2 of 5 stars
It speaks volumes to Christopher Lee’s ability that his mere presence can almost salvage this mystifyingly bad film. Simultaneously sinister and charming, he’s easily the best villain of the Roger Moore era. He’s the reason I give this movie two stars rather than one. It’s a shame his talents were squandered on The Man with the Golden Gun.
Everything falls to pieces in the pre-title sequence. Some sort of goon has been lured to the island lair of the titular Man with the Golden Gun, Francisco Scaramanga (who has a third nipple, pun intended). Scaramanga, played by Lee, a real life cousin of Bond creator Ian Fleming, hunts the gangster in a kind of funhouse that has a life-size dummy of Roger Moore for target practice in a kind of cheesy version of the assassin training in From Russia with Love.
Back in London Bond is taken off a case to protect a scientist whose invention, the Solex Agitator, can solve the energy crisis, after receiving a golden bullet with “007” etched onto the side. The bullet is believed to be a threat from Scaramanga, and Bond sets off on an unofficial mission to get to Scaramanga first. This could have been a set up for a great Bond film, but instead, it gets bogged down in a plot to locate the Solex Agitator. The Solex Agitator was just a plot device to get the story rolling, something screen writers call a “McMuffin.” However, the Solex Agitator gets so much attention, it distracts from what should have been the focus of the film: the rivalry between Bond and Scaramanga.
Bond sets off to Asia to locate Scaramanga. There, he meets a colorful cast of locals with names like Nick Nack, Hai Fat and Chew Mee. The only way this movie could have been more racist is if they made a frame-by-frame remake of The Birth of a Nation. He teams up with a ditzy agent named Mary Goodnight (Britt Eckland), who singlehandedly sets back the feminist movement by a decade.
Bond also inexplicably runs into Louisiana Sheriff J.W. Pepper from Live and Let Die who is vacationing in Thailand. In the previous film, the character made sense as he was a true-to-life portrayal of Louisiana law enforcement. Here, he is unwelcome and quickly grates on the nerves. This leads up to the car chase that’s the centerpiece of the film. Scaramanga and Nick Nack have Goodnight trapped in the truck of their car. Bond and Pepper are giving chase. Somehow they end up on the wrong side of the river from Scaramanga. They lose hope of catching up with their prey. Then Bond spots a broken, warped bridge. He attempts to launch his car off the bridge to land on the other side of the river. The music stops dramatically and we hold our breath for the amazing stunt. Then, just as Bond goes over the bridge and his car flips 360 degrees, we get a slide-whistle sound effect. Someone decided in editing to ruin the best stunt of the movie for a cheesy gag. They might as well have superimposed a picture of a middle finger into the center of the frame. Most people give up on the film at this point, but I, your humble and faithful reviewer, continued watching in order to bring you this commentary.

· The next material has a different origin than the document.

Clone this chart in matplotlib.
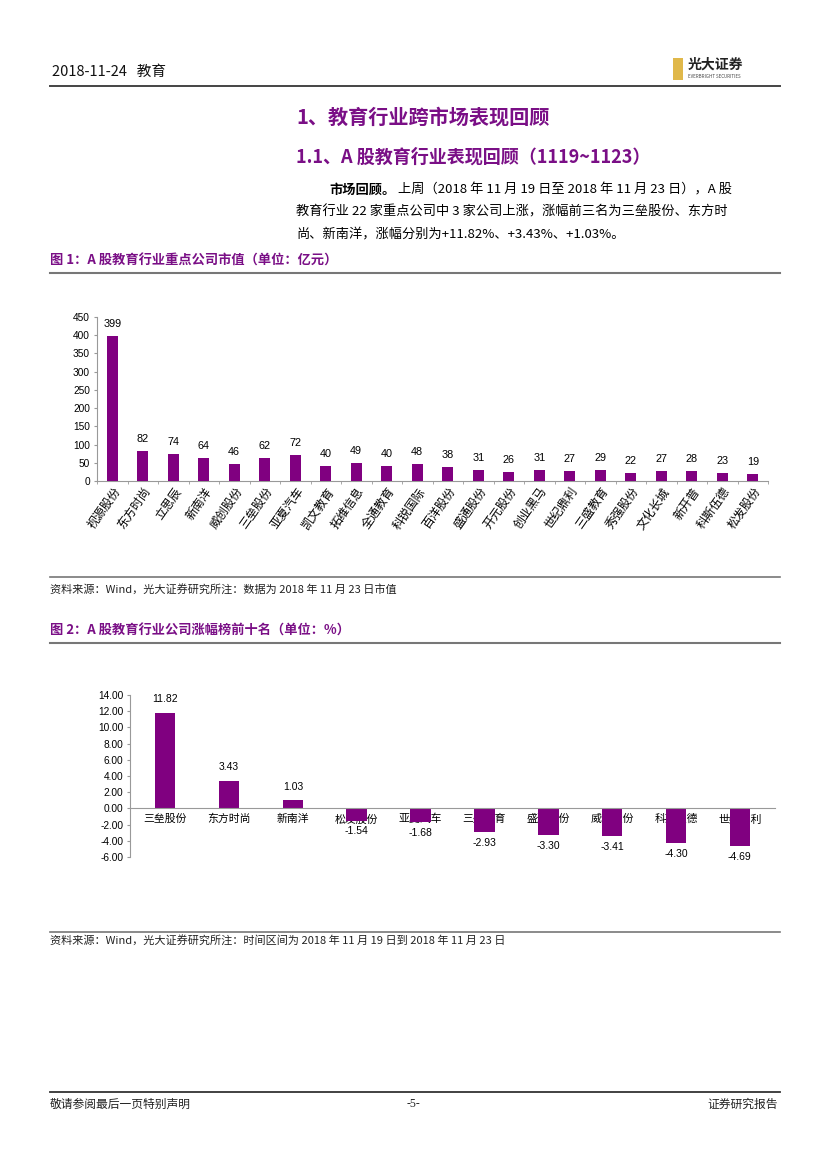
import matplotlib
matplotlib.use("Agg")
import matplotlib.pyplot as plt
from matplotlib.patches import Rectangle
import numpy as np

plt.rcParams['font.family'] = ['Noto Sans CJK SC', 'DejaVu Sans']

# ---------------- data ----------------
companies1 = ["视源股份", "东方时尚", "立思辰", "新南洋", "威创股份", "三垒股份", "亚夏汽车",
              "凯文教育", "拓维信息", "全通教育", "科锐国际", "百洋股份", "盛通股份", "开元股份",
              "创业黑马", "世纪鼎利", "三盛教育", "秀强股份", "文化长城", "新开普", "科斯伍德", "松发股份"]
market_cap = [399, 82, 74, 64, 46, 62, 72, 40, 49, 40, 48, 38, 31, 26, 31, 27, 29, 22, 27, 28, 23, 19]
yticks1 = [0, 50, 100, 150, 200, 250, 300, 350, 400, 450]

companies2 = ["三垒股份", "东方时尚", "新南洋", "松发股份", "亚夏汽车", "三盛教育",
              "盛通股份", "威创股份", "科斯伍德", "世纪鼎利"]
pct_change = [11.82, 3.43, 1.03, -1.54, -1.68, -2.93, -3.30, -3.41, -4.30, -4.69]
yticks2 = [-6, -4, -2, 0, 2, 4, 6, 8, 10, 12, 14]

PURPLE = "#800080"
TITLE_PURPLE = "#7A0F86"
W, H = 827, 1169

fig = plt.figure(figsize=(W / 100, H / 100), dpi=100)


def fx(px):
    return px / W


def fy(py):
    return 1 - py / H


def hline(y, x0=50, x1=780, color="#555555", lw=1.2):
    fig.add_artist(plt.Line2D([fx(x0), fx(x1)], [fy(y), fy(y)], color=color, lw=lw,
                              transform=fig.transFigure))


# ---------------- header ----------------
fig.text(fx(52), fy(72), "2018-11-24   教育", fontsize=10.5, va="center", ha="left", color="#111111")
hline(86, 50, 780, color="#444444", lw=1.4)
# logo
fig.add_artist(Rectangle((fx(673), fy(80)), fx(10), 22 / H, transform=fig.transFigure,
                         facecolor="#E0B84A", edgecolor="none"))
fig.text(fx(688), fy(65), "光大证券", fontsize=10, fontweight="bold", va="center", ha="left", color="#222222")
fig.text(fx(688), fy(77), "EVERBRIGHT SECURITIES", fontsize=3.2, va="center", ha="left", color="#444444")

# ---------------- headings ----------------
fig.text(fx(296), fy(117), "1、教育行业跨市场表现回顾", fontsize=14.5, fontweight="bold",
         color=TITLE_PURPLE, va="center", ha="left")
fig.text(fx(296), fy(157), "1.1、A 股教育行业表现回顾（1119~1123）", fontsize=13, fontweight="bold",
         color=TITLE_PURPLE, va="center", ha="left")

para_fs = 9.5
fig.text(fx(329), fy(190), "市场回顾。", fontsize=para_fs, fontweight="bold", va="center", ha="left")
fig.text(fx(398), fy(190), "上周（2018 年 11 月 19 日至 2018 年 11 月 23 日），A 股",
         fontsize=para_fs, va="center", ha="left")
fig.text(fx(296), fy(212), "教育行业 22 家重点公司中 3 家公司上涨，涨幅前三名为三垒股份、东方时",
         fontsize=para_fs, va="center", ha="left")
fig.text(fx(296), fy(234), "尚、新南洋，涨幅分别为+11.82%、+3.43%、+1.03%。",
         fontsize=para_fs, va="center", ha="left")

# ---------------- figure 1 ----------------
fig.text(fx(50), fy(261), "图 1：A 股教育行业重点公司市值（单位：亿元）", fontsize=9.5, fontweight="bold",
         color=TITLE_PURPLE, va="center", ha="left")
hline(273, 50, 780, color="#777777", lw=1.5)

ax1 = fig.add_axes([fx(97), fy(481), fx(768) - fx(97), fy(317) - fy(481)])
x1 = np.arange(len(companies1))
ax1.bar(x1, market_cap, width=0.37, color=PURPLE, zorder=3)
ax1.set_xlim(-0.5, len(companies1) - 0.5)
ax1.set_ylim(0, 450)
ax1.set_yticks(yticks1)
ax1.set_yticklabels([str(v) for v in yticks1], fontsize=7.3, family=["Liberation Sans", "DejaVu Sans"])
ax1.set_xticks(x1)
ax1.set_xticklabels(companies1, rotation=55, ha="right", rotation_mode="anchor", fontsize=8.6)
ax1.tick_params(axis="x", length=0, pad=3)
ax1.set_xticks(np.arange(-0.5, len(companies1), 1), minor=True)
ax1.tick_params(axis="x", which="minor", length=2, color="#999999")
ax1.tick_params(axis="y", length=2, color="#999999", pad=3)
for s in ["top", "right"]:
    ax1.spines[s].set_visible(False)
for s in ["left", "bottom"]:
    ax1.spines[s].set_color("#999999")
    ax1.spines[s].set_linewidth(0.8)
for xi, v in zip(x1, market_cap):
    ax1.annotate(str(v), (xi, v), xytext=(0, 5), textcoords="offset points", ha="center", va="bottom",
                 fontsize=7.8, family=["Liberation Sans", "DejaVu Sans"])

hline(577, 50, 780, color="#777777", lw=1.2)
fig.text(fx(50), fy(590), "资料来源：Wind，光大证券研究所注：数据为 2018 年 11 月 23 日市值",
         fontsize=8, va="center", ha="left", color="#222222")

# ---------------- figure 2 ----------------
fig.text(fx(50), fy(631), "图 2：A 股教育行业公司涨幅榜前十名（单位：%）", fontsize=9.5, fontweight="bold",
         color=TITLE_PURPLE, va="center", ha="left")
hline(643, 50, 780, color="#777777", lw=1.5)

ax2 = fig.add_axes([fx(130), fy(857), fx(775) - fx(130), fy(695) - fy(857)])
x2 = np.arange(len(companies2))
ax2.bar(x2, pct_change, width=0.32, color=PURPLE, zorder=2)
ax2.set_xlim(-0.55, len(companies2) - 0.45)
ax2.set_ylim(-6, 14)
ax2.set_yticks(yticks2)
ax2.set_yticklabels([f"{v:.2f}" for v in yticks2], fontsize=7.3, family=["Liberation Sans", "DejaVu Sans"])
ax2.spines["bottom"].set_position(("data", 0))
ax2.set_xticks(x2)
ax2.set_xticklabels(companies2, fontsize=7.8, zorder=5)
ax2.tick_params(axis="x", length=0, pad=4)
ax2.tick_params(axis="y", length=2, color="#999999", pad=3)
for s in ["top", "right"]:
    ax2.spines[s].set_visible(False)
for s in ["left", "bottom"]:
    ax2.spines[s].set_color("#999999")
    ax2.spines[s].set_linewidth(0.8)
for xi, v in zip(x2, pct_change):
    if v >= 0:
        ax2.annotate(f"{v:.2f}", (xi, v), xytext=(0, 6), textcoords="offset points", ha="center",
                     va="bottom", fontsize=7.5, family=["Liberation Sans", "DejaVu Sans"])
    else:
        ax2.annotate(f"{v:.2f}", (xi, v), xytext=(0, -4), textcoords="offset points", ha="center",
                     va="top", fontsize=7.5, family=["Liberation Sans", "DejaVu Sans"])

hline(932, 50, 780, color="#777777", lw=1.2)
fig.text(fx(50), fy(941), "资料来源：Wind，光大证券研究所注：时间区间为 2018 年 11 月 19 日到 2018 年 11 月 23 日",
         fontsize=8, va="center", ha="left", color="#222222")

# ---------------- footer ----------------
hline(1092, 50, 780, color="#333333", lw=1.3)
fig.text(fx(50), fy(1104), "敬请参阅最后一页特别声明", fontsize=8.5, va="center", ha="left", color="#222222")
fig.text(fx(413), fy(1104), "-5-", fontsize=8.5, va="center", ha="center", color="#222222",
         family=["Liberation Serif", "DejaVu Serif"])
fig.text(fx(778), fy(1104), "证券研究报告", fontsize=8.5, va="center", ha="right", color="#222222")

fig.savefig("out.png", dpi=100)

This brings me to the worst twist in the film. Turns out Scaramanga wasn’t the one who sent the bullet after all. It was sent by his girlfriend, Maud Adams, who wants 007 to kill Scaramanga. The only investment I had in this film was the showdown between Bond and Scaramanga—two great gunmen. But then this twist ruined it. Luckily, the film had the McMuffin to fall back on…
Hai Fat hired Scaramanga to kill the scientist who invented the Solex Agitator so his company could gain the technology. Scaramanga then killed Hai Fat and took over his company. So now Bond has a convenient and unlikely professional reason to continue his pursuit of Scaramanga.
The showdown we’ve been waiting for comes in the finale when Scaramanga has Bond and Goodnight on his island and blows up Bond’s plane. The stakes are high as Bond faces off against Scaramanga and Goodnight avoids being sexually assaulted by a black man in a scene eerily reminiscent of The Birth of a Nation.
Bond and Scaramanga hunt each other in the funhouse from the opening sequence. This scene sums up much of what’s wrong with the Moore-era Bond films. The shift in tone from violent to campy was jarring and took viewers out of the movies. The producers accused American audiences of not understanding Moore’s British sense of humor. It’s not that we didn’t understand his humor. We just didn’t think James Bond should be a goofball constantly cracking old-man jokes. That’s the reason these movies are widely derided as the low-point in the series.